Being sick is a good reminder to me that, as much as I would like, I can't control everything. Sometimes life gets in the way of plans and I just need to take it easy, despite my desire to get all the things done I had planned. It's a challenge, but a good one. By not feeling well. I am reminded that sometimes I can't do - it's humbling and important.
While I was home for many days last week, keeping my germs out of our office, I ate a lot of soup. I ate it for every meal actually but was to lazy to do much chopping or sautéing. I pulled chicken stock from the freezer, and when that ran out, I used my trusty Better than Bouillon to make a quick base. I added lots of crushed garlic, a little chili to get some spice running through my body, and thick slices of ginger to the hot broth.
One of my favorite food bloggers posted this non-recipe that I would not have normally given a second thought, except I was desperate for something quick and satisfying. The short ingredient list was truly underwhelming, until I realized it made me something so deeply satisfying. This is now my go-to quick lunch or dinner, perfect when you're sick or feel like you have nothing in the house to eat.
Stay healthy out there!
Charlie Bingham Soup
From the blog Orangette by Molly Weizenburg
2 cups of chicken broth (to this I added garlic, ginger and chili)

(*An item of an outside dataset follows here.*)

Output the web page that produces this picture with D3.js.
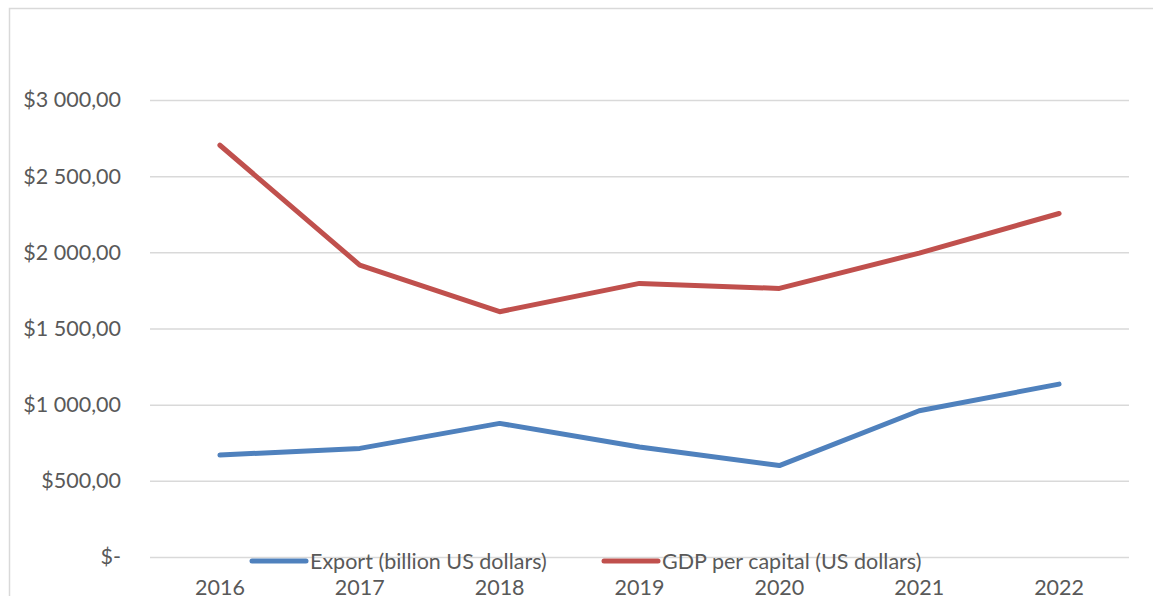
<!DOCTYPE html>
<html>
<head>
<meta charset="utf-8">
<script src="https://cdn.jsdelivr.net/npm/d3@7"></script>
<style>
  body { margin: 0; background: #fff; }
  text { font-family: Lato, "Open Sans", sans-serif; fill: #595959; }
</style>
</head>
<body>
<svg id="chart"></svg>
<script>
const years = ["2016", "2017", "2018", "2019", "2020", "2021", "2022"];
const exportValues = [669, 713, 877, 722, 600, 960, 1135];
const gdpValues = [2703, 1916, 1610, 1796, 1763, 1995, 2255];
const yTicks = [0, 500, 1000, 1500, 2000, 2500, 3000];
const seriesNames = ["Export (billion US dollars)", "GDP per capital (US dollars)"];

function makeLineChart() {
    let w = 1153;
    let h = 596;
    let fontSize = '21.5px';

    let svg = d3.select('#chart')
        .attr('width', w)
        .attr('height', h);

    // outer chart frame
    svg.append('rect')
        .attr('x', 9.5).attr('y', 8.5)
        .attr('width', w + 20).attr('height', h + 20)
        .attr('fill', 'none')
        .attr('stroke', '#d9d9d9')
        .attr('stroke-width', 1.5);

    let xScale = d3.scaleBand()
        .domain(years)
        .range([150, 1129]);

    let yScale = d3.scaleLinear()
        .domain([0, 3000])
        .range([557, 100]);

    let fmt = v => v === 0 ? '$-' : '$' + d3.format(',.2f')(v).replace(/,/g, ' ').replace('.', ',');

    let yAxis = d3.axisLeft(yScale)
        .tickValues(yTicks)
        .tickSize(-(1129 - 150))
        .tickPadding(29)
        .tickFormat(fmt);
    let yAxisGroup = svg.append('g')
        .attr('transform', 'translate(150, 0)')
        .call(yAxis);
    yAxisGroup.select('.domain').remove();
    yAxisGroup.selectAll('.tick line')
        .attr('stroke', '#d9d9d9')
        .attr('stroke-width', 1.5);
    yAxisGroup.selectAll('.tick text')
        .style('font-size', fontSize)
        .style('font-family', 'Lato, "Open Sans", sans-serif')
        .attr('fill', '#595959');

    let xAxis = d3.axisBottom(xScale).tickSize(0).tickPadding(23);
    let xAxisGroup = svg.append('g')
        .attr('transform', 'translate(0, 557)')
        .call(xAxis);
    xAxisGroup.select('.domain').remove();
    xAxisGroup.selectAll('.tick text')
        .style('font-size', fontSize)
        .style('font-family', 'Lato, "Open Sans", sans-serif')
        .attr('fill', '#595959');

    let line = d3.line()
        .x((d, i) => xScale(years[i]) + xScale.bandwidth() / 2)
        .y(d => yScale(d));

    let colors = ['#4f81bd', '#c0504d'];
    [exportValues, gdpValues].forEach((vals, k) => {
        svg.append('path')
            .datum(vals)
            .attr('d', line)
            .attr('fill', 'none')
            .attr('stroke', colors[k])
            .attr('stroke-width', 5)
            .attr('stroke-linecap', 'round')
            .attr('stroke-linejoin', 'round');
    });

    // legend
    let legendX = [252, 604];
    seriesNames.forEach((name, k) => {
        let g = svg.append('g').attr('transform', `translate(${legendX[k]}, 561)`);
        g.append('line')
            .attr('x1', 0).attr('x2', 54)
            .attr('stroke', colors[k])
            .attr('stroke-width', 5)
            .attr('stroke-linecap', 'round');
        g.append('text')
            .attr('x', 58)
            .attr('dy', '0.35em')
            .style('font-size', fontSize)
            .text(name);
    });
}

window.onload = function() {
    makeLineChart();
}
</script>
</body>
</html>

~2 oz small pasta like orzo or vermicelli (I broke some bucatini I had into small pieces)
salt to taste
cracked black pepper
This is truly barely a recipe, but here it goes. Heat up your broth on the stove in a small pot. Once it comes to a boil, add your pasta and cook according to package directions. While the pasta is cooking, crack your egg into a small bowl, and whisk with a fork until well beaten. After the pasta is cooked, remove the pot from heat and stir in the beaten egg. Using the same fork as before, mix the hot broth constantly until the egg becomes feather-like and well distributed. Taste for salt.
Pour your soup into a bowl and top with parmesan and pepper.